Es blieb jedoch nicht beim Sprechtraining. Es sollte ja um das empathische Sprechen gehen. Emotionen erkenne man an der Stimme sehr schnell, besonders Angst, Trauer und Wut. Wichtig sei vor allem, sich in sein Gegenüber hineinzuversetzen: „Wenn ich mich nicht in den anderen einfühle, bringt es auch nichts, wenn ich eine schöne Stimme habe“, sagt Hein. Man soll bei anderen Druck bemerken und dementsprechend handeln. Das gehe auch mit der Stimme. Menschen passten sich unterbewusst an die Atmung anderer an. So könne man seine eigene Ruhe auf andere übertragen. „Man muss sich überlegen: Was bringt den anderen oder mich weiter?“

Denn auch „Selbstempathie“ ist für die Sprachtrainerin wichtig. Man müsse die eigenen Emotionen erkennen. „Manchmal müssen wir genau das Gegenteil von dem machen, was der Körper uns sagt.“ Bei Lampenfieber ziehe man sich instinktiv zurück, für einen Vortrag natürlich genau die falsche Reaktion. „Sie entscheiden, was von Ihrer Persönlichkeit hindurchscheinen darf“, sagt die Sprecherin.

Smalltalk mit einem Zuspätkommer

Monika Hein besticht durch souveränes Auftreten. Über Technikprobleme leitet sie gekonnt hinweg, mit einem Zuspätkommer führt sie kurzerhand Smalltalk. Sie hat das Publikum fest im Griff. Das verleiht ihr die nötige Glaubwürdigkeit, wenn sie über die hohe Bedeutung der Stimme spricht.

Es wirkte jedoch, als würde sie sich im Metier der Sprachtechniken deutlich heimischer fühlen als in der Philosophie. Die Empathie blieb beim Vortrag etwas auf der Strecke. Obwohl ihre Bedeutung stark betont wurde, überwog im Vortrag dann doch deutlich das Thema Sprechen in technischer Hinsicht.

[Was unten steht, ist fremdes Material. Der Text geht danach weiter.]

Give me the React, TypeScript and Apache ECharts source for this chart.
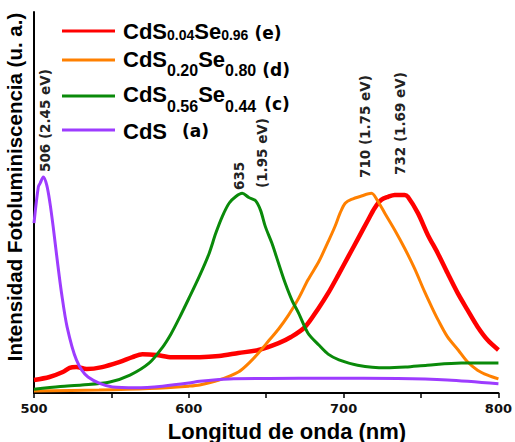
import React, { useEffect, useRef } from "react";
import * as echarts from "echarts";

// CdS0.04Se0.96 (e)
const redNm = [500, 510, 518.6, 523, 527.4, 534, 544, 555, 563.6, 570, 579, 589, 600, 607, 619.5, 632, 645, 658, 666, 675, 683.7, 690, 696.6, 703, 709.4, 715.8, 720, 724.4, 728.7, 733, 739.4, 741.5, 748, 754.4, 760.8, 767.2, 773.7, 780, 786.5, 793, 800];
const redVal = [3.4, 4.2, 5.5, 6.6, 6.8, 6.3, 6.8, 8.1, 9.4, 10.2, 10.0, 9.4, 9.4, 9.4, 9.7, 10.5, 11.3, 13.1, 14.7, 17.3, 22.2, 26.2, 31.0, 35.8, 40.6, 45.4, 48.5, 50.7, 51.5, 52.0, 52.0, 51.5, 47.2, 41.5, 36.7, 31.4, 26.2, 21.8, 17.4, 13.9, 11.3];

// CdS0.20Se0.80 (d)
const orangeNm = [500, 542, 574.5, 600, 607, 619.5, 632, 639, 645, 652, 658, 664.5, 671, 677, 684, 690, 694.4, 697.7, 701, 705, 711.5, 718, 722.3, 726.6, 733, 739.4, 745.8, 752.3, 757, 761, 767, 774, 780, 786.5, 793, 800];
const orangeVal = [0.5, 0.8, 1.2, 1.8, 2.1, 3.4, 5.5, 7.9, 10.5, 13.9, 16.8, 20.5, 24.9, 29.7, 34.5, 39.7, 43.7, 47.2, 49.8, 50.8, 51.7, 52.4, 50.2, 47.2, 42.8, 38.0, 32.7, 26.6, 22.5, 19.2, 14.8, 11.3, 8.2, 6.0, 4.7, 3.7];

// CdS0.56Se0.44 (c)
const greenNm = [500, 517, 531, 549, 562, 574.5, 583, 588.5, 594, 600, 607, 613, 617.4, 621.6, 626, 630.2, 634.5, 638.8, 643, 646.3, 649.5, 653.7, 658, 662.3, 666.6, 671, 677, 684, 690, 697, 709, 727, 740, 754, 776, 800];
const greenVal = [1.0, 1.7, 2.1, 2.9, 4.7, 7.9, 12.0, 15.5, 19.8, 24.8, 30.8, 36.5, 41.9, 46.3, 49.8, 51.5, 52.4, 51.3, 50.5, 48.0, 43.6, 39.3, 34.0, 28.8, 24.4, 20.9, 15.7, 12.6, 10.2, 8.7, 7.3, 6.6, 6.8, 7.3, 7.9, 7.9];

// CdS (a)
const purpleNm = [500, 502.8, 504, 506, 508.2, 510.3, 512.4, 515, 517.8, 521.4, 527.4, 534.9, 550.7, 566, 583, 600, 607, 626, 652, 690, 735, 767, 800];
const purpleVal = [44.6, 54.1, 55.1, 56.7, 54.6, 49.9, 43.6, 34.9, 26.2, 17.3, 8.7, 4.2, 1.6, 1.4, 1.8, 2.6, 3.1, 3.7, 3.8, 3.9, 3.8, 3.4, 2.4];

const xLabelValues = [500, 600, 700, 800];
const peakLabels = ["506 (2.45 eV)", "635", "(1.95 eV)", "710 (1.75 eV)", "732 (1.69 eV)"];
const xAxisTitle = "Longitud de onda (nm)";
const yAxisTitle = "Intensidad Fotoluminiscencia (u. a.)";

const COLORS = { red: "#ff0000", orange: "#ff8000", green: "#0a8a0a", purple: "#9d3cff" };

const zip = (a: number[], b: number[]) => a.map((v, i) => [v, b[i]]);

export default function App() {
  const ref = useRef<HTMLDivElement>(null);
  useEffect(() => {
    const chart = echarts.init(ref.current!, null, { renderer: "svg" });
    const mainFont = "'Liberation Sans', Arial, sans-serif";
    const djv = "'DejaVu Sans', sans-serif";
    const annoPos = [
      [45, 172],
      [239, 190],
      [262, 188],
      [365, 178],
      [400, 175],
    ];
    const legendLines = [
      [31, COLORS.red],
      [60, COLORS.orange],
      [96, COLORS.green],
      [130, COLORS.purple],
    ];
    // subShift / parShift: how far (px) the subscript / "(x)" centre sits below the main text centre
    const rich = (color: string, subSize: number, subShift: number, parShift: number, parGap: number) => ({
      m: { fontFamily: mainFont, fontWeight: "bold", fontSize: 22, color },
      s: { fontFamily: mainFont, fontWeight: "bold", fontSize: subSize, color, padding: [subShift * 2, 0, 0, 0] },
      p: { fontFamily: djv, fontWeight: "bold", fontSize: 17, color: "#111", padding: [parShift * 2, 0, 0, parGap] },
    });
    chart.setOption({
      animation: false,
      grid: { left: 34, right: 14, top: 12, bottom: 49 },
      xAxis: {
        type: "value",
        min: 500,
        max: 800,
        interval: 50,
        axisLine: { show: true, lineStyle: { color: "#000", width: 2 } },
        axisTick: { show: true, length: 5, lineStyle: { color: "#000", width: 1.5 } },
        axisLabel: {
          margin: 9,
          fontFamily: djv,
          fontWeight: "bold",
          fontSize: 13,
          color: "#111",
          formatter: (v: number) => (xLabelValues.includes(v) ? String(v) : ""),
        },
        splitLine: { show: false },
      },
      yAxis: {
        type: "value",
        min: 0,
        max: 100,
        axisLine: { show: true, lineStyle: { color: "#000", width: 2 } },
        axisTick: { show: false },
        axisLabel: { show: false },
        splitLine: { show: false },
      },
      series: [
        { type: "line", data: zip(redNm, redVal), color: COLORS.red, lineStyle: { width: 4.5 }, showSymbol: false, smooth: 0.3 },
        { type: "line", data: zip(orangeNm, orangeVal), color: COLORS.orange, lineStyle: { width: 3 }, showSymbol: false, smooth: 0.3 },
        { type: "line", data: zip(greenNm, greenVal), color: COLORS.green, lineStyle: { width: 3 }, showSymbol: false, smooth: 0.3 },
        { type: "line", data: zip(purpleNm, purpleVal), color: COLORS.purple, lineStyle: { width: 3 }, showSymbol: false, smooth: 0.3 },
      ],
      graphic: [
        ...legendLines.map(([y, c]) => ({
          type: "line",
          shape: { x1: 62, y1: y as number, x2: 115, y2: y as number },
          style: { stroke: c as string, lineWidth: 3 },
        })),
        {
          type: "text", x: 123, y: 31,
          style: { text: "{m|CdS}{s|0.04}{m|Se}{s|0.96}{p|(e)}", verticalAlign: "middle", rich: rich(COLORS.red, 14, 4, 1.5, 6) },
        },
        {
          type: "text", x: 123, y: 59,
          style: { text: "{m|CdS}{s|0.20}{m|Se}{s|0.80}{p|(d)}", verticalAlign: "middle", rich: rich(COLORS.orange, 16, 11.5, 11, 6) },
        },
        {
          type: "text", x: 123, y: 94.5,
          style: { text: "{m|CdS}{s|0.56}{m|Se}{s|0.44}{p|(c)}", verticalAlign: "middle", rich: rich(COLORS.green, 16, 11.5, 9.5, 8) },
        },
        {
          type: "text", x: 123, y: 131,
          style: { text: "{m|CdS}{p|(a)}", verticalAlign: "middle", rich: rich(COLORS.purple, 16, 0, 0, 15) },
        },
        ...peakLabels.map((t, i) => ({
          type: "text",
          x: annoPos[i][0],
          y: annoPos[i][1],
          rotation: Math.PI / 2,
          style: { text: t, fontFamily: djv, fontWeight: "bold", fontSize: 13.5, fill: "#222", align: "left", verticalAlign: "middle" },
        })),
        {
          type: "text", x: 287, y: 431,
          style: { text: xAxisTitle, fontFamily: mainFont, fontWeight: "bold", fontSize: 22, fill: "#000", align: "center", verticalAlign: "middle" },
        },
        {
          type: "text", x: 14, y: 187, rotation: Math.PI / 2,
          style: { text: yAxisTitle, fontFamily: mainFont, fontWeight: "bold", fontSize: 20.5, fill: "#000", align: "center", verticalAlign: "middle" },
        },
      ],
    });
    return () => chart.dispose();
  }, []);
  return <div ref={ref} style={{ position: "fixed", left: 0, top: 0, width: 515, height: 442, background: "#fff" }} />;
}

Zum Sprachexperten wurde an dem Abend sicherlich niemand, aber wo bei anderen Seminaren nur Worthülsen herumgeworfen werden, hat man hier am Ende einige handfeste Ansatzpunkte mit deren Hilfe das nächste Vorstellungsgespräch oder die nächste Konferenz vielleicht harmonischer verlaufen.